VH : Oui, en effet, l’expérience montre que les PCPA sont des laboratoires de dialogue, notamment dans des pays qui, comme en Tunisie, sortent de plusieurs décennies de dictature. Cela prend du temps mais on observe à chaque fois que de nouveaux réflexes s’instaurent : les acteurs prennent confiance en eux, découvrent leur légitimité à interpeler les pouvoirs publics et à contribuer aux politiques publiques et mesurent combien il est important pour cela de s’organiser, de se concerter pour gagner en légitimité.  La dynamique collective   qui se construit alors est irremplaçable et est une manière très concrète de bâtir ce « vivre ensemble », tellement mis à mal aujourd’hui ! En Tunisie par exemple, dans le cadre du PCPA franco-tunisien « Soyons actifs, soyons actives », à travers l’engagement de tous les acteurs,  c’est progressivement une démocratie locale participative qui peut se construire.
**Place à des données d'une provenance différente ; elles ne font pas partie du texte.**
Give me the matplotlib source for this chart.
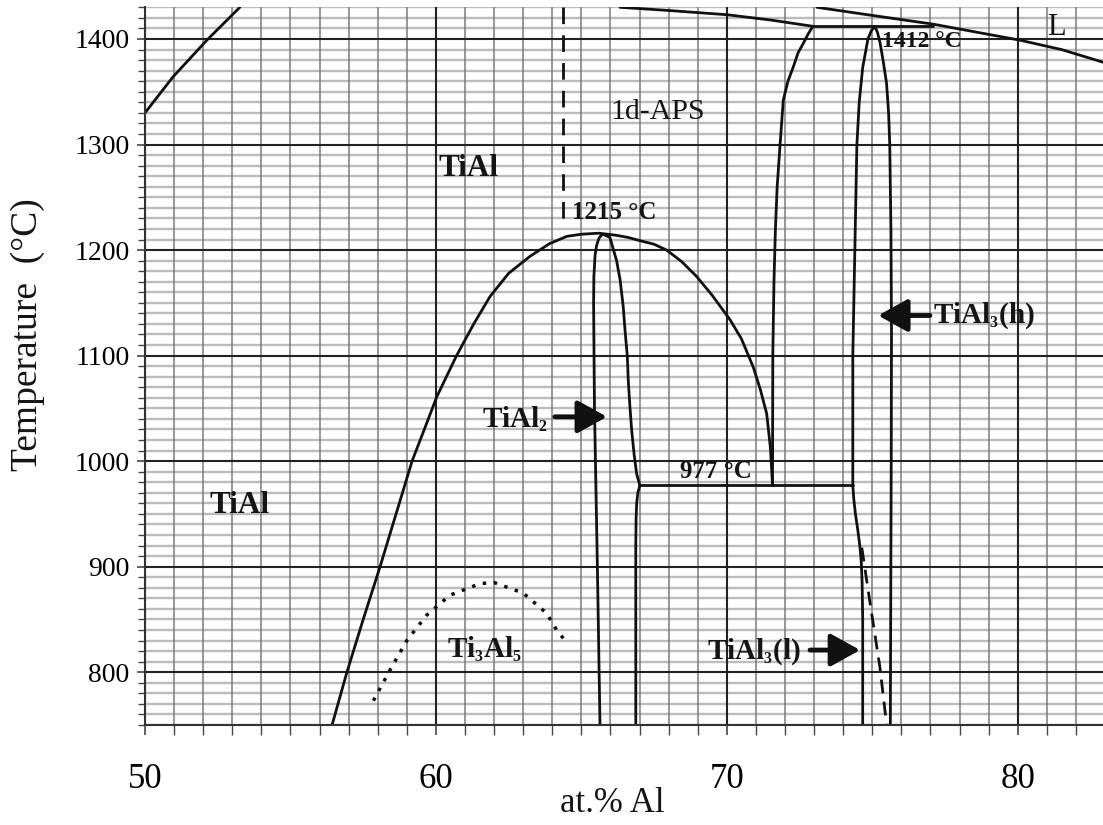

C’est  aussi une  façon de lutter contre les mouvements extrémistes, mais aussi contre le désintérêt des populations pour la chose politique, le repli sur soi et les frustrations, en privilégiant la proximité avec les populations et le territoire pour gagner ensuite l’échelle nationale.

 

L’autre aspect de ces PCPA est de renforcer le dialogue Nord-Sud et la dimension de réciprocité. Une nécessité aujourd’hui ?

 

VH : Cette dimension universelle est valable à toute époque mais il est vrai qu’il y a urgence aujourd’hui,  à l’heure du repli sur soi et des communautarismes qui se développent au Nord comme au Sud. Les PCPA sont en cela irremplaçables :  ils sont un facteur d’apprentissage des différences et contribuent concrètement à la lutte contre les racismes. Des jeunes qui partent au Mali aider à reconstruire une école, de jeunes Tunisiens qui viennent en France se former pour devenir animateurs, ce sont autant de personnes qui appréhendent des réalités différentes, reçoivent des autres et mesurent ce qu’ils peuvent eux-mêmes apporter.